[begin SOURCE EXCERPT]

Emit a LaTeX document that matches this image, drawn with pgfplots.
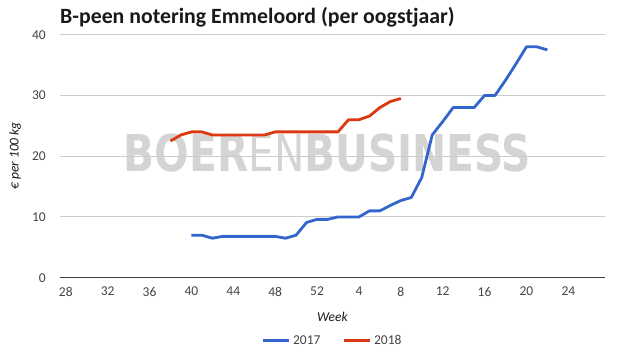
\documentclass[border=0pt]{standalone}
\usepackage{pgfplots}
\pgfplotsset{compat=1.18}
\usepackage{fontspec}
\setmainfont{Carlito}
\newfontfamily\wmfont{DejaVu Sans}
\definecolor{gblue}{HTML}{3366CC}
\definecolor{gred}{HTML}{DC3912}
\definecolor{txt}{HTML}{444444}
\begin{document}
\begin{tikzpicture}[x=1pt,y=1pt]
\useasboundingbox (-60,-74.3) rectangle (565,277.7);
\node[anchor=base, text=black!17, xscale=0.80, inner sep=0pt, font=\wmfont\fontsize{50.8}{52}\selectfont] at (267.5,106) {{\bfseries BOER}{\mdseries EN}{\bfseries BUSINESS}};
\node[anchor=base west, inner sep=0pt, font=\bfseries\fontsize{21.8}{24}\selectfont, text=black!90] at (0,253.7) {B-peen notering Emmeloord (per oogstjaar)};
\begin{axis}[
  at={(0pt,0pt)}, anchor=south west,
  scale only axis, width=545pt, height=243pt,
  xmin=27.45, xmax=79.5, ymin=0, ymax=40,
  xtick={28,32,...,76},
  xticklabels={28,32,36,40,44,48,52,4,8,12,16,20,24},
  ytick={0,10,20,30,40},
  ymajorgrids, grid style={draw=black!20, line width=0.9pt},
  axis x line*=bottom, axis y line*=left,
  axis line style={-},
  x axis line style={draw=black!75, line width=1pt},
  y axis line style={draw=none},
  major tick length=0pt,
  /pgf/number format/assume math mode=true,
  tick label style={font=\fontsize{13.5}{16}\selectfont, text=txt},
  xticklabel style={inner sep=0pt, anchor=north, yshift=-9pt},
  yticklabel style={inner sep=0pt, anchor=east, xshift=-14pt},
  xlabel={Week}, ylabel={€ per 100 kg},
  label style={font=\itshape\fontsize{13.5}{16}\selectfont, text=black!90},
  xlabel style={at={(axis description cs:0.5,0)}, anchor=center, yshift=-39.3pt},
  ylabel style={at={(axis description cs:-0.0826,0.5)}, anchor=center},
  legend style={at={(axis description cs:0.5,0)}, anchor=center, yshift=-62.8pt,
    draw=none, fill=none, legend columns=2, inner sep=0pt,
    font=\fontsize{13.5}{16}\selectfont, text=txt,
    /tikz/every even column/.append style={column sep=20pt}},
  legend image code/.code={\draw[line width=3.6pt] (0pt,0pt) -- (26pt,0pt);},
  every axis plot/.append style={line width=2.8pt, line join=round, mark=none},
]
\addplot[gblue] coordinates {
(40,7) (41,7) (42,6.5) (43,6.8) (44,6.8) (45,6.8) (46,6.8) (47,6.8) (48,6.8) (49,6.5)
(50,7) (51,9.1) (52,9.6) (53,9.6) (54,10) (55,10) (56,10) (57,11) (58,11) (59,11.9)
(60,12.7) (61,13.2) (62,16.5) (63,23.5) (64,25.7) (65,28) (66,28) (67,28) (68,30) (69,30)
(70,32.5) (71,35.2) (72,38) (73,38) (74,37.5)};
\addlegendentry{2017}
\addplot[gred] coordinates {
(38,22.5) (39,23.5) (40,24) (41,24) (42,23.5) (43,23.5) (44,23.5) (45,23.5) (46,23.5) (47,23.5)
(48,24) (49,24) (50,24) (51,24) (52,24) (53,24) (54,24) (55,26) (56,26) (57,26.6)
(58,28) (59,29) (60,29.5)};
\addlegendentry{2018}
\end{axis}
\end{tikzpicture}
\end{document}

[end SOURCE EXCERPT]

Leave out the pictures and retype every line above exactly.

- [OUTPUT FOR THIS TASK]:
Emit a LaTeX document that matches this image, drawn with pgfplots.
\documentclass[border=0pt]{standalone}
\usepackage{pgfplots}
\pgfplotsset{compat=1.18}
\usepackage{fontspec}
\setmainfont{Carlito}
\newfontfamily\wmfont{DejaVu Sans}
\definecolor{gblue}{HTML}{3366CC}
\definecolor{gred}{HTML}{DC3912}
\definecolor{txt}{HTML}{444444}
\begin{document}
\begin{tikzpicture}[x=1pt,y=1pt]
\useasboundingbox (-60,-74.3) rectangle (565,277.7);
\node[anchor=base, text=black!17, xscale=0.80, inner sep=0pt, font=\wmfont\fontsize{50.8}{52}\selectfont] at (267.5,106) {{\bfseries BOER}{\mdseries EN}{\bfseries BUSINESS}};
\node[anchor=base west, inner sep=0pt, font=\bfseries\fontsize{21.8}{24}\selectfont, text=black!90] at (0,253.7) {B-peen notering Emmeloord (per oogstjaar)};
\begin{axis}[
  at={(0pt,0pt)}, anchor=south west,
  scale only axis, width=545pt, height=243pt,
  xmin=27.45, xmax=79.5, ymin=0, ymax=40,
  xtick={28,32,...,76},
  xticklabels={28,32,36,40,44,48,52,4,8,12,16,20,24},
  ytick={0,10,20,30,40},
  ymajorgrids, grid style={draw=black!20, line width=0.9pt},
  axis x line*=bottom, axis y line*=left,
  axis line style={-},
  x axis line style={draw=black!75, line width=1pt},
  y axis line style={draw=none},
  major tick length=0pt,
  /pgf/number format/assume math mode=true,
  tick label style={font=\fontsize{13.5}{16}\selectfont, text=txt},
  xticklabel style={inner sep=0pt, anchor=north, yshift=-9pt},
  yticklabel style={inner sep=0pt, anchor=east, xshift=-14pt},
  xlabel={Week}, ylabel={€ per 100 kg},
  label style={font=\itshape\fontsize{13.5}{16}\selectfont, text=black!90},
  xlabel style={at={(axis description cs:0.5,0)}, anchor=center, yshift=-39.3pt},
  ylabel style={at={(axis description cs:-0.0826,0.5)}, anchor=center},
  legend style={at={(axis description cs:0.5,0)}, anchor=center, yshift=-62.8pt,
    draw=none, fill=none, legend columns=2, inner sep=0pt,
    font=\fontsize{13.5}{16}\selectfont, text=txt,
    /tikz/every even column/.append style={column sep=20pt}},
  legend image code/.code={\draw[line width=3.6pt] (0pt,0pt) -- (26pt,0pt);},
  every axis plot/.append style={line width=2.8pt, line join=round, mark=none},
]
\addplot[gblue] coordinates {
(40,7) (41,7) (42,6.5) (43,6.8) (44,6.8) (45,6.8) (46,6.8) (47,6.8) (48,6.8) (49,6.5)
(50,7) (51,9.1) (52,9.6) (53,9.6) (54,10) (55,10) (56,10) (57,11) (58,11) (59,11.9)
(60,12.7) (61,13.2) (62,16.5) (63,23.5) (64,25.7) (65,28) (66,28) (67,28) (68,30) (69,30)
(70,32.5) (71,35.2) (72,38) (73,38) (74,37.5)};
\addlegendentry{2017}
\addplot[gred] coordinates {
(38,22.5) (39,23.5) (40,24) (41,24) (42,23.5) (43,23.5) (44,23.5) (45,23.5) (46,23.5) (47,23.5)
(48,24) (49,24) (50,24) (51,24) (52,24) (53,24) (54,24) (55,26) (56,26) (57,26.6)
(58,28) (59,29) (60,29.5)};
\addlegendentry{2018}
\end{axis}
\end{tikzpicture}
\end{document}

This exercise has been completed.